Argentina Lithium & Energy Corp. (TSXV: LIT) (FSE: OAY3) (OTC: PNXLF), (“Argentina Lithium” or the “Company”) is pleased to announce it has closed the 1st Tranche of the non-brokered private placement financing announced on November 1, 2021 through the issuance of 6,108,504 units (“Units”) at a subscription price of $0.45 per Unit for aggregate gross proceeds to the Company of $2,748,826.80.
Each Unit consists of one common share and one transferrable common share purchase warrant (a “Warrant“). Each Warrant will entitle the holder thereof to purchase one additional common share in the capital of the Company at $0.70 per share for three years from the date of issue, expiring on November 10, 2024.
The proceeds of the financing will be used for general working capital and exploration on its properties in Argentina.
Finder’s fees of $80,794.22 are payable in cash on a portion of the private placement to parties at arm’s length to the Company. In addition, 179,543 non-transferable finder’s warrants are issuable (the “Finder’s Warrants”). Each Finder’s Warrant entitling a finder to purchase one common share at a price of $0.70 per share for three years from the date of issue, expiring on November 10, 2024.

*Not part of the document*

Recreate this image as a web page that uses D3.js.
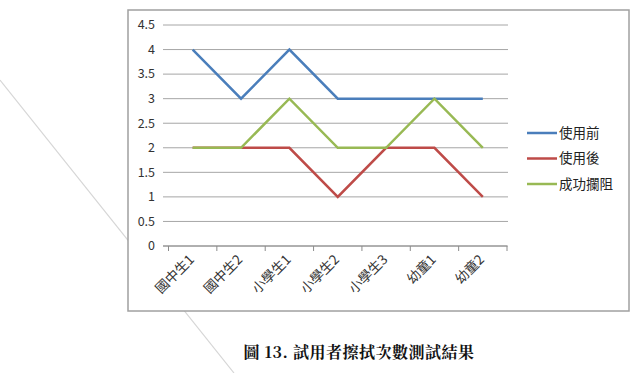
<!DOCTYPE html>
<html><head><meta charset="utf-8">
<script src="https://cdn.jsdelivr.net/npm/d3@7"></script>
<style>body{margin:0;background:#fff}svg{display:block}</style>
</head><body>
<svg id="c" width="643" height="373"></svg>
<script>
const categories = ["國中生1","國中生2","小學生1","小學生2","小學生3","幼童1","幼童2"];
const seriesNames = ["使用前","使用後","成功攔阻"];
const seriesColors = ["#4a7ebb","#be4b48","#98b954"];
const before = [4,3,4,3,3,3,3];
const after = [2,2,2,1,2,2,1];
const blocked = [2,2,3,2,2,3,2];
const yTicks = [0,0.5,1,1.5,2,2.5,3,3.5,4,4.5];
const caption = "圖 13. 試用者擦拭次數測試結果";

const series = [before, after, blocked];
const svg = d3.select("#c");
const font = "'Noto Sans CJK TC','Noto Sans',sans-serif";

// background diagonal
svg.append("line").attr("x1",0).attr("y1",80).attr("x2",234).attr("y2",373)
  .attr("stroke","#d6d6d6").attr("stroke-width",1.2);

// frame
svg.append("rect").attr("x",128).attr("y",10).attr("width",501).attr("height",301)
  .attr("fill","#fff").attr("stroke","#a0a0a0").attr("stroke-width",1.5);

const x = d3.scaleBand().domain(categories).range([168.5,507]);
const y = d3.scaleLinear().domain([0,4.5]).range([246,25]);

// gridlines
svg.append("g").selectAll("line").data(yTicks).join("line")
  .attr("x1",163).attr("x2",508).attr("y1",d=>y(d)).attr("y2",d=>y(d))
  .attr("stroke","#a6a6a6").attr("stroke-width",1);

// y labels
svg.append("g").selectAll("text").data(yTicks).join("text")
  .attr("x",155).attr("y",d=>y(d)).attr("dy","0.35em").attr("text-anchor","end")
  .attr("font-family",font).attr("font-size",12.5).attr("fill","#333")
  .text(d=>d);

// x axis
const xa = svg.append("g").attr("transform","translate(0,246)")
  .call(d3.axisBottom(x).tickSize(5).tickFormat(""));
xa.select(".domain").attr("stroke","#8c8c8c").attr("d","M163,0H507");
xa.selectAll(".tick").remove();
const bounds = d3.range(categories.length+1).map(i=>x.range()[0]+i*x.step());
xa.selectAll("line.b").data(bounds).join("line").attr("class","b")
  .attr("x1",d=>d).attr("x2",d=>d).attr("y1",0).attr("y2",5).attr("stroke","#8c8c8c");

svg.append("g").selectAll("text").data(categories).join("text")
  .attr("transform",d=>`translate(${x(d)+x.bandwidth()/2-1},${257}) rotate(-45)`)
  .attr("text-anchor","end").attr("dy","0.35em")
  .attr("font-family",font).attr("font-size",13.5).attr("fill","#333")
  .text(d=>d);

// lines
const line = d3.line().x((d,i)=>x(categories[i])+x.bandwidth()/2).y(d=>y(d));
series.forEach((s,k)=>{
  svg.append("path").datum(s).attr("d",line).attr("fill","none")
    .attr("stroke",seriesColors[k]).attr("stroke-width",2.5).attr("stroke-linejoin","miter");
});

// legend
const lg = svg.append("g").selectAll("g").data(seriesNames).join("g")
  .attr("transform",(d,i)=>`translate(527,${133+i*25.5})`);
lg.append("line").attr("x1",0).attr("x2",30).attr("stroke",(d,i)=>seriesColors[i]).attr("stroke-width",2.5);
lg.append("text").attr("x",32).attr("dy","0.35em").attr("font-family",font)
  .attr("font-size",13.5).attr("fill","#222").text(d=>d);

// caption
svg.append("text").attr("x",359).attr("y",352).attr("dy","0.35em").attr("text-anchor","middle")
  .attr("font-family","'Noto Serif CJK TC','Noto Sans CJK TC',serif").attr("font-weight","bold")
  .attr("font-size",16).attr("letter-spacing",0.5).attr("fill","#111").text(caption);
</script>
</body></html>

Certain insiders of the Company participated in the Private Placement for $112,500 in Units. Such participation represents a related-party transaction under Multilateral Instrument 61-101 – Protection of Minority Security Holders in Special Transactions (“MI 61-101”), but the transaction is exempt from the formal valuation and minority shareholder approval requirements of MI 61-101 as neither the fair market value of the subject matter of the transaction, nor the consideration paid, exceed 25% of the Company’s market capitalization.
This financing is subject to regulatory approval and all securities to be issued pursuant to the financing are subject to a four-month hold period expiring on March 10, 2022.
Neither TSX Venture Exchange nor its Regulation Services Provider (as that term is defined in policies of the TSX Venture Exchange) accepts responsibility for the adequacy or accuracy of this release.
The securities being offered have not been, nor will they be registered under the United States Securities Act of 1933, as amended, or state securities laws and may not be offered or sold within the United States or to, or for the account or benefit of, U.S. persons absent U.S. federal and state registration or an applicable exemption from the U.S. registration requirements. This release does not constitute an offer for sale of securities in the United States.